At Webiators, we help ecommerce businesses build profitable paid advertising strategies that go beyond generating clicks. From campaign optimisation to conversion-focused ecommerce experiences, our team focuses on measurable business growth, not just advertising metrics.
If you’re ready to improve your Meta advertising performance, explore our PPC Optimization Services and discover how a data-driven strategy can help you generate better results with the budget you already have.
FAQs
1. What is Meta Ads ROI?
Meta Ads ROI measures the return you earn from advertising on Facebook and Instagram compared to the amount you spend. While Return on Ad Spend (ROAS) focuses only on advertising revenue, ROI considers overall profitability by accounting for additional business costs.
2. Which platform is better: Google or Meta?

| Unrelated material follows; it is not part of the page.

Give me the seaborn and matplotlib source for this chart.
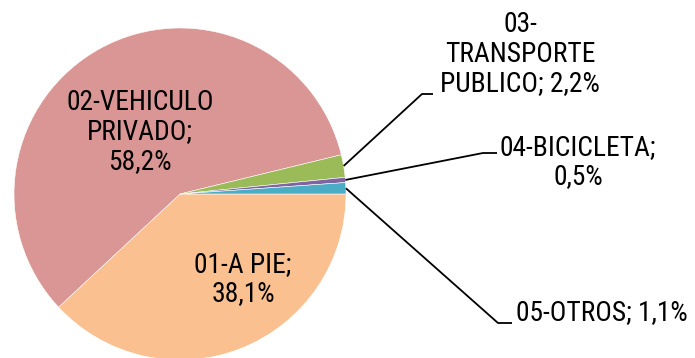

Neither platform is universally better. Google Ads capture users who are actively searching for products or services, while Meta Ads help businesses generate demand through highly visual, interest-based advertising. Many successful ecommerce brands use both platforms as part of a balanced digital marketing strategy.
3. What is retargeting?
Retargeting is a digital advertising strategy that reconnects with people who have previously interacted with your website, app, or products but didn’t complete a purchase. Well-timed retargeting ads can improve conversions by addressing customer hesitation with relevant messaging.

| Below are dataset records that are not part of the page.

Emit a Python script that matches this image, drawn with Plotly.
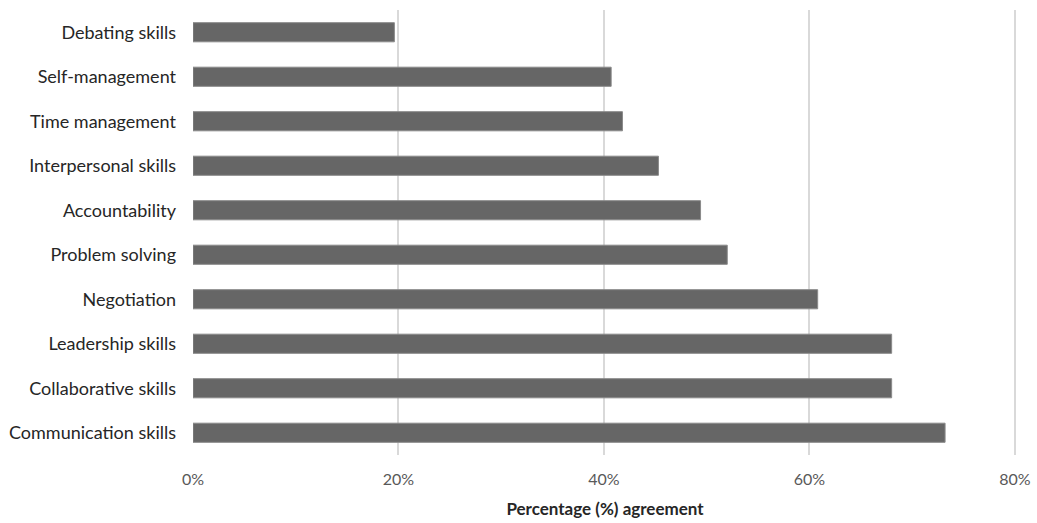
import plotly.graph_objects as go

categories = ["Communication skills", "Collaborative skills", "Leadership skills", "Negotiation",
              "Problem solving", "Accountability", "Interpersonal skills", "Time management",
              "Self-management", "Debating skills"]
values = [73.2, 68.0, 68.0, 60.8, 52.0, 49.4, 45.3, 41.8, 40.7, 19.6]
tick_vals = [0, 20, 40, 60, 80]
tick_text = ["0%", "20%", "40%", "60%", "80%"]

fig = go.Figure(go.Bar(
    x=values, y=categories, orientation="h",
    marker=dict(color="#666666", line=dict(color="#8a8a8a", width=1)),
    width=0.43,
))

fig.update_layout(
    width=1037, height=523,
    margin=dict(l=193, r=20, t=10, b=68),
    plot_bgcolor="white", paper_bgcolor="white",
    font=dict(family="Lato, Open Sans, sans-serif", size=18, color="#262626"),
    showlegend=False,
    bargap=0.57,
)
fig.update_xaxes(
    range=[0, 80.2], tickvals=tick_vals, ticktext=tick_text,
    showgrid=True, gridcolor="#d9d9d9", gridwidth=1.5,
    zeroline=False, showline=False, automargin=False,
    tickfont=dict(size=16, color="#595959"),
    ticklabelstandoff=13,
    title=dict(text="<b>Percentage (%) agreement</b>", font=dict(size=17, color="#262626"), standoff=16),
)
fig.update_yaxes(
    showgrid=False, zeroline=False, showline=False, automargin=False,
    tickfont=dict(size=18, color="#262626"),
    ticklabelstandoff=16,
    categoryorder="array", categoryarray=categories,
)
fig.write_html("out.html")
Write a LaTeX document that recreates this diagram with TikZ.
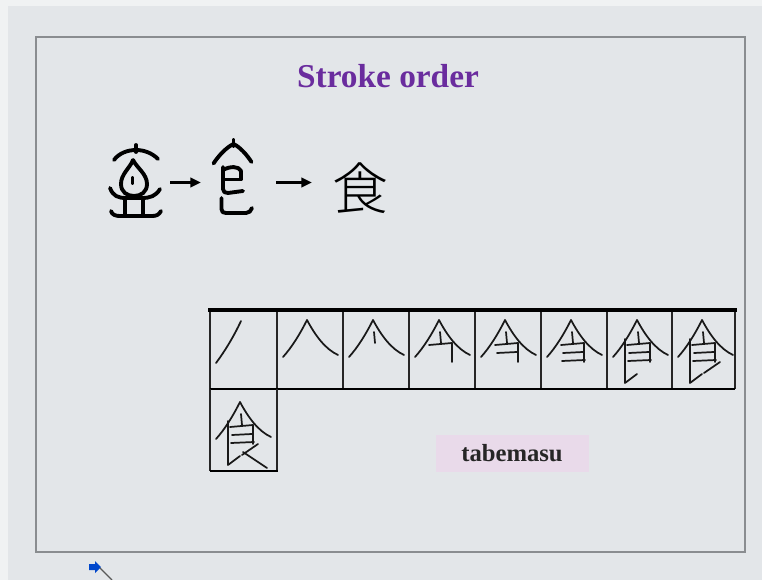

4. How do I scale Facebook ads without hurting performance?
Scale gradually by increasing budgets in controlled increments, introducing fresh creatives regularly, maintaining accurate conversion tracking, and monitoring key metrics such as ROAS, acquisition cost, and conversion rate. Rapid budget increases can disrupt campaign learning and reduce efficiency.
5. How can I improve Meta Ads ROI without increasing my budget?
Focus on improving creative quality, optimising landing pages, strengthening tracking with the Meta Pixel and Conversion API, refining audience signals, and testing different offers. In many cases, these improvements deliver a greater impact than simply spending more on ads.